A trama de golpe não foi para frente porque Bolsonaro se
acovardou
Bolsonaro pode
alegar que desistiu do golpe na reta final, mas não que não sabia do plano. Não
só sabia como o desejava. Temos a esse respeito o depoimento do general Freire
Gomes de que se reuniu com Bolsonaro mais de uma vez em dezembro de 2022 e
ouviu dele a proposta de ruptura. Na segunda ocasião, o
general teve de alertar Bolsonaro de que ele seria preso caso tentasse
algo nessa linha.
Sabemos também que Bolsonaro sugeriu mudanças à minuta do
decreto de GLO que deveria assinar para dar início ao plano. Quem propõe
mudanças num documento deseja usar esse documento. Bolsonaro tirou da minuta a
prisão de Rodrigo Pacheco e de Gilmar Mendes,
mas manteve a de Alexandre
de Moraes. Dado esse fato, será que ele sabia de uma operação dos
"kids pretos" para raptar Moraes no dia 15 de dezembro? Isso ainda
não está claro.
Está cada vez mais claro que a trama de
golpe não foi para frente porque Bolsonaro se acovardou. Novas mensagens
recuperadas pela polícia, agora do general
Mário Fernandes, expressam a frustração dele com a demora do líder em
assinar o decreto. Tudo indica que, com a falta de apoio dos comandantes do
Exército e da Aeronáutica e amedrontado com a chance de ser preso caso
assinasse a GLO, Bolsonaro deixou seus comparsas ao relento, deixou o poder e
foi para os EUA.
E daí chegamos ao 8 de janeiro. Ali, um golpe foi
efetivamente tentado mediante violência. O problema é que nenhuma das mensagens
e tratativas que vieram a público até agora tinha como projeto um golpe
iniciado por populares depois da transição. Em todas elas, o golpe teria que
ser dado antes da mudança de governo. Então, temos um quadro inusitado: houve
um planejamento de golpe e uma tentativa violenta de golpe.
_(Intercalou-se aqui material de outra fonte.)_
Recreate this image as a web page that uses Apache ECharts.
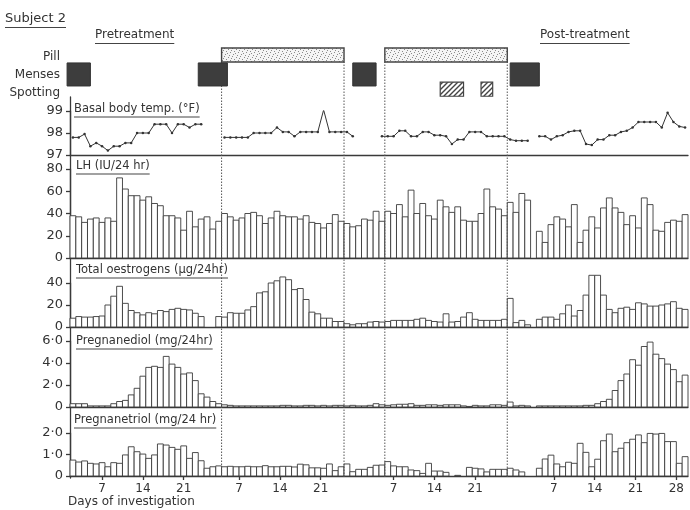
<!DOCTYPE html>
<html><head><meta charset="utf-8">
<script src="https://cdn.jsdelivr.net/npm/echarts@6/dist/echarts.min.js"></script>
<style>html,body{margin:0;padding:0;background:#fff}#c{width:690px;height:510px}</style>
</head><body><div id="c"></div>
<script>
// ---------------- DATA ----------------
const N = 106; // number of days shown (global day index 0..105)
// global index of cycle day 1 for each cycle, and the labelled cycle days
const cycleStarts = [-1, 22.5, 49, 76.5];
const cycleTickDays = [[7,14,21],[7,14,21],[7,14,21],[7,14,21,28]];
// event periods [start, end] in global days
const pillPeriods = [[26,47],[54,75]];
const mensesPeriods = [[-0.5,3.5],[22,27],[48.5,52.5],[75.5,80.5]];
const spottingPeriods = [[63.5,67.5],[70.5,72.5]];
const eventRows = ['Pill','Menses','Spotting'];

const bbt = [97.8,97.8,97.95,97.4,97.55,97.4,97.2,97.4,97.4,97.55,97.55,98.0,98.0,98.0,98.4,98.4,98.4,98.0,98.4,98.4,98.25,98.4,98.4,
 null,null,null,
 97.8,97.8,97.8,97.8,97.8,98.0,98.0,98.0,98.0,98.25,98.05,98.05,97.85,98.05,98.05,98.05,98.05,99.05,98.05,98.05,98.05,98.05,97.85,
 null,null,null,null,
 97.85,97.85,97.85,98.1,98.1,97.85,97.85,98.05,98.05,97.9,97.9,97.85,97.5,97.7,97.7,98.05,98.05,98.05,97.85,97.85,97.85,97.85,97.7,97.65,97.65,97.65,
 null,
 97.85,97.85,97.7,97.85,97.9,98.05,98.1,98.1,97.5,97.45,97.7,97.7,97.9,97.9,98.05,98.1,98.25,98.5,98.5,98.5,98.5,98.25,98.92,98.5,98.3,98.25];

const lh = [38,37,32,35,36,32,36,33,
 72,
 62,56,56,52,55,49,47,38,38,36,25,42,28,35,37,26,33,
 40,37,34,36,40,41,38,31,36,42,38,37,37,35,38,32,31,27,31,39,33,
 31,28,29,35,34,42,33,
 42,40,48,37,61,40,49,38,35,52,46,41,46,34,33,33,40,62,46,44,38,
 50,41,58,52,
 null,
 24,14,30,37,35,28,48,14,25,37,27,45,54,45,41,30,38,27,54,48,25,24,32,34,33,39];

const oestrogens = [8,9.5,9,9,9.5,10,
 20,28,37,
 21.5,15,13,11,13,12,15,14,16,17,16,15.5,12.5,9.5,
 null,null,
 9.5,
 9,13,12.5,12.5,15.5,18.5,31,32,40,42,45.5,43,34,35,25,13.5,12,8,8,5,5,
 3,2,3,3,4.5,5,4.5,
 5,6,6,6,6,7,8,6,5,4.5,12,4.5,5,9,13,7,6,6,6,6,7,
 26,4,6,2,
 null,
 7,9,9,7,12,20,10,15,29,47,47,29,16,13,17,18,16,22,21,19,19,20,21,23,17,16];

const pregnanediol = [0.3,0.3,0.3,0.1,0.1,0.1,0.1,0.3,0.5,0.6,
 1.1,1.7,2.8,3.6,3.7,3.6,4.6,3.9,3.6,3.0,3.1,2.4,1.2,0.9,0.5,0.3,
 0.2,0.15,0.1,0.1,0.1,0.1,0.1,0.1,0.1,0.1,0.15,0.15,0.1,0.1,0.15,0.15,0.1,0.15,0.1,0.15,0.15,
 0.1,0.15,0.1,0.1,0.15,0.3,0.2,
 0.15,0.2,0.25,0.25,0.3,0.15,0.15,0.2,0.2,0.15,0.2,0.2,0.2,0.1,0.05,0.15,0.1,0.1,0.2,0.2,0.15,
 0.45,0.1,0.15,0.1,null,
 0.1,0.1,0.1,0.1,0.1,0.1,0.1,0.1,
 0.15,0.15,0.3,0.5,0.7,1.5,2.4,3.0,4.3,3.8,5.5,5.9,4.8,4.4,3.9,3.4,2.3,2.9];

const pregnanetriol = [0.74,0.65,0.7,0.59,0.56,0.62,0.43,0.62,0.59,0.98,1.36,1.13,1.02,0.82,0.98,1.49,1.44,1.33,1.24,1.40,0.82,1.09,0.71,0.36,0.43,0.47,
 0.43,0.45,0.43,0.43,0.45,0.43,0.43,0.48,0.43,0.43,0.45,0.45,0.42,0.55,0.52,0.38,0.38,0.36,0.56,0.25,0.43,
 0.56,0.2,0.31,0.31,0.4,0.5,0.51,
 0.67,0.47,0.43,0.43,0.28,0.25,0.12,0.59,0.23,0.23,0.17,null,0.03,null,0.4,0.36,0.33,0.19,0.31,0.31,0.31,
 0.36,0.28,0.19,null,null,
 0.36,0.79,0.97,0.56,0.43,0.64,0.59,1.52,1.1,0.43,0.78,1.64,1.95,1.13,1.29,1.55,1.71,1.91,1.55,1.98,1.95,1.98,1.6,1.6,0.59,0.9];

const bbtTicks = [97, 99, 1];      // min, max, interval
const lhTicks = [0, 80, 20];
const oeTicks = [0, 40, 20];
const pdTicks = [0, 6, 2];
const ptTicks = [0, 2, 1];

const titles = {
  subject: 'Subject 2', pre: 'Pretreatment', post: 'Post-treatment',
  bbt: 'Basal body temp. (°F)', lh: 'LH (IU/24 hr)', oe: 'Total oestrogens (μg/24hr)',
  pd: 'Pregnanediol (mg/24hr)', pt: 'Pregnanetriol (mg/24 hr)', x: 'Days of investigation'
};

// ---------------- LAYOUT / STYLE ----------------
const FONT = 'DejaVu Sans';
const INK = '#333';
const GL = 70, GR = 2;
const panelLayout = [
  {top:111, height:44}, {top:169, height:89}, {top:283, height:44}, {top:341, height:66}, {top:433, height:43}
];

const chart = echarts.init(document.getElementById('c'), null, {renderer:'canvas'});

function makeStipple(){
  const c = document.createElement('canvas'); c.width = 8; c.height = 8;
  const x = c.getContext('2d'); x.fillStyle = '#f4f4f4'; x.fillRect(0,0,8,8);
  x.fillStyle = '#8a8a8a';
  [[0,0],[4,1],[2,3],[6,4],[1,6],[5,7],[3,5],[7,2]].forEach(p => x.fillRect(p[0],p[1],1,1));
  return c;
}
function makeHatch(){
  const c = document.createElement('canvas'); c.width = 5; c.height = 5;
  const x = c.getContext('2d'); x.fillStyle = '#fff'; x.fillRect(0,0,5,5);
  x.strokeStyle = '#444'; x.lineWidth = 1.4;
  x.beginPath(); x.moveTo(-1,6); x.lineTo(6,-1); x.moveTo(-1,1); x.lineTo(1,-1); x.moveTo(4,6); x.lineTo(6,4); x.stroke();
  return c;
}
const stipple = {image: makeStipple(), repeat: 'repeat'};
const hatch = {image: makeHatch(), repeat: 'repeat'};

const rowStyle = [
  {off:0.0, h:0.78, style:{fill: stipple, stroke:'#444', lineWidth:1.4}},
  {off:-0.17, h:1.28, style:{fill:'#3d3d3d', stroke:'#333', lineWidth:1}},
  {off:-0.1, h:0.78, style:{fill: hatch, stroke:'#444', lineWidth:1.2}}
];

const eventData = [];
pillPeriods.forEach(p => eventData.push([p[0], p[1], 0]));
mensesPeriods.forEach(p => eventData.push([p[0], p[1], 1]));
spottingPeriods.forEach(p => eventData.push([p[0], p[1], 2]));

// boundaries for dotted lines: start/end of pill periods
const boundaries = [];
pillPeriods.forEach(p => { boundaries.push([p[0], 0]); boundaries.push([p[1], 0]); });

// bottom tick positions
const tickPos = [], tickText = {};
cycleStarts.forEach((s, ci) => cycleTickDays[ci].forEach(d => {
  const pos = s + d - 1 + 0.5; tickPos.push(pos); tickText[pos.toFixed(2)] = String(d);
}));

function barRender(params, api){
  const g = api.value(0), v = api.value(1);
  const a = api.coord([g, 0]), b = api.coord([g + 1, v]);
  return {type:'rect', shape:{x:a[0], y:b[1], width:b[0]-a[0], height:a[1]-b[1]},
    style:{fill:'#fff', stroke:'#3a3a3a', lineWidth:0.9}};
}
function eventRender(params, api){
  const s = api.value(0), e = api.value(1), row = api.value(2);
  const a = api.coord([s, row]), b = api.coord([e, row]);
  const band = api.size([0, 1])[1];
  const st = rowStyle[row];
  return {type:'rect', shape:{x:a[0], y:a[1] - band/2 + band*st.off, width:b[0]-a[0], height:band*st.h}, style: st.style};
}
function lineRender(params, api){
  const x = api.value(0);
  const a = api.coord([x, 0]), b = api.coord([x, 1]);
  return {type:'line', shape:{x1:a[0], y1:a[1], x2:b[0], y2:b[1]},
    style:{stroke:'#555', lineWidth:1, lineDash:[1.5,1.5]}};
}
const toPairs = arr => arr.map((v,i) => v == null ? null : [i, v]).filter(Boolean);
const dotFmt = v => v === 0 ? '0' : v.toFixed(1).replace('.', '·');

const grids = [{left:GL, right:GR, top:48, height:54}]
  .concat(panelLayout.map(p => ({left:GL, right:GR, top:p.top, height:p.height})))
  .concat([{left:GL, right:GR, top:62, height:415}, {left:GL, right:GR, top:97, height:381}]);

const axisLineStyle = {color:'#3a3a3a', width:1.3};
const xAxes = grids.map((g, i) => {
  const isPanel = i >= 1 && i <= 5;
  const isBottom = i === 5;
  return {
    type:'value', gridIndex:i, min:0, max:N, show: isPanel,
    axisLine:{show:isPanel, onZero:false, lineStyle:axisLineStyle},
    splitLine:{show:false},
    axisTick: isBottom ? {show:true, customValues: tickPos, length:4, lineStyle:axisLineStyle} : {show:false},
    axisLabel: isBottom ? {show:true, customValues: tickPos, formatter: v => tickText[Number(v).toFixed(2)] || '',
      fontFamily:FONT, fontSize:12, color:INK, margin:7} : {show:false}
  };
});

const tickSets = [bbtTicks, lhTicks, oeTicks, pdTicks, ptTicks];
const fmts = [v=>String(v), v=>String(v), v=>String(v), dotFmt, dotFmt];
const yAxes = [{
  type:'category', gridIndex:0, data: eventRows, inverse:true,
  axisLine:{show:false}, axisTick:{show:false}, splitLine:{show:false},
  axisLabel:{fontFamily:FONT, fontSize:12, color:INK, margin:10}
}].concat(tickSets.map((t, k) => ({
  type:'value', gridIndex:k+1, min:t[0], max:t[1], interval:t[2],
  axisLine:{show:true, lineStyle:axisLineStyle},
  axisTick:{show:true, length:4, lineStyle:axisLineStyle},
  splitLine:{show:false},
  axisLabel:{formatter: fmts[k], fontFamily:FONT, fontSize:13, color:INK, margin:7}
}))).concat([
  {type:'value', gridIndex:6, min:0, max:1, show:false},
  {type:'value', gridIndex:7, min:0, max:1, position:'right', axisLine:{show:true, lineStyle:axisLineStyle},
   axisTick:{show:false}, axisLabel:{show:false}, splitLine:{show:false}}
]);

const barSeries = [lh, oestrogens, pregnanediol, pregnanetriol].map((arr, k) => ({
  type:'custom', xAxisIndex:k+2, yAxisIndex:k+2, renderItem: barRender, clip:false,
  encode:{x:0, y:1}, data: toPairs(arr), z:2, silent:true
}));

const series = [
  {type:'custom', xAxisIndex:0, yAxisIndex:0, renderItem: eventRender, encode:{x:[0,1], y:2},
   data: eventData, z:6, silent:true},
  {type:'line', xAxisIndex:1, yAxisIndex:1, data: bbt.map((v,i) => [i + 0.5, v]),
   connectNulls:false, symbol:'circle', symbolSize:2.5, showSymbol:true,
   lineStyle:{color:'#333', width:1}, itemStyle:{color:'#333'}, z:3, silent:true}
].concat(barSeries).concat([
  {type:'custom', xAxisIndex:6, yAxisIndex:6, renderItem: lineRender, encode:{x:0, y:1},
   data: boundaries, z:4, silent:true}
]);

// underlined titles (graphic text)
const mctx = document.createElement('canvas').getContext('2d');
function tw(text, size){ mctx.font = size + 'px "' + FONT + '"'; return mctx.measureText(text).width; }
function titled(text, x, y, size, underline){
  const els = [{type:'text', x:x, y:y, z:10, style:{text:text, font: size + 'px "' + FONT + '"', fill:INK, verticalAlign:'top'}}];
  if (underline) els.push({type:'line', z:10, shape:{x1:x, y1:y + size + 2.5, x2:x + tw(text, size), y2:y + size + 2.5},
    style:{stroke:'#444', lineWidth:1.2}});
  return els;
}
const graphics = [].concat(
  titled(titles.subject, 5, 12, 13, true),
  titled(titles.pre, 95, 29, 12, true),
  titled(titles.post, 540, 29, 12, true),
  titled(titles.bbt, 74, 103, 11.5, true),
  titled(titles.lh, 76, 160, 11.5, true),
  titled(titles.oe, 76, 264, 11.5, true),
  titled(titles.pd, 76, 335, 11.5, true),
  titled(titles.pt, 74, 414, 11.5, true),
  titled(titles.x, 68, 496, 12, false)
);

chart.setOption({
  backgroundColor:'#fff', animation:false,
  grid: grids, xAxis: xAxes, yAxis: yAxes, series: series, graphic: graphics
});
</script></body></html>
Mas o golpe
planejado não era o golpe que foi tentado.
Não que os dois sejam independentes. Um elo claro é a
participação dos "kids
pretos". Mas e os demais golpistas? Braga Netto, Mauro Cid?
Também participaram da orquestração do 8 de janeiro (escolhendo data,
organizando caravanas, encontrando financiadores, etc)? E Bolsonaro, sabia?
Isso também não está claro ainda.
Ao que tudo indica, o 8 de janeiro foi a intentona
desesperada de milhares de golpistas órfãos de Bolsonaro. Apostaram
na ideia de que "o povo" poderia tentar a ruptura. Essa ideia já
circulava em fins de 2022. Foi o que disse o coronel Jean Lawand Jr., em
conversa com Mauro Cid ainda em 1º de dezembro. Aos apelos de Lawand para que
Bolsonaro desse a ordem, Cid responde que o presidente não podia porque não
confiava no Alto Comando do Exército. Ao que Lawand retrucou: "Então
ferrou. Vai ter que ser pelo povo mesmo".
Será que a conduta de Bolsonaro se enquadra como tentativa,
"mediante violência ou grave ameaça", de golpe de Estado? Isso a
investigação e o provável julgamento dirão. Independente da esfera criminal, no
entanto, já sabemos que o ex-presidente tramou um golpe, tentou aliciar
generais e que seu círculo mais próximo falava em assassinar o opositor
vitorioso, o vice e o presidente do TSE. Assim,
pergunto a você, que votou em Bolsonaro no primeiro turno e o apoiou como
alternativa política para o país: será que ele é digno desse apoio?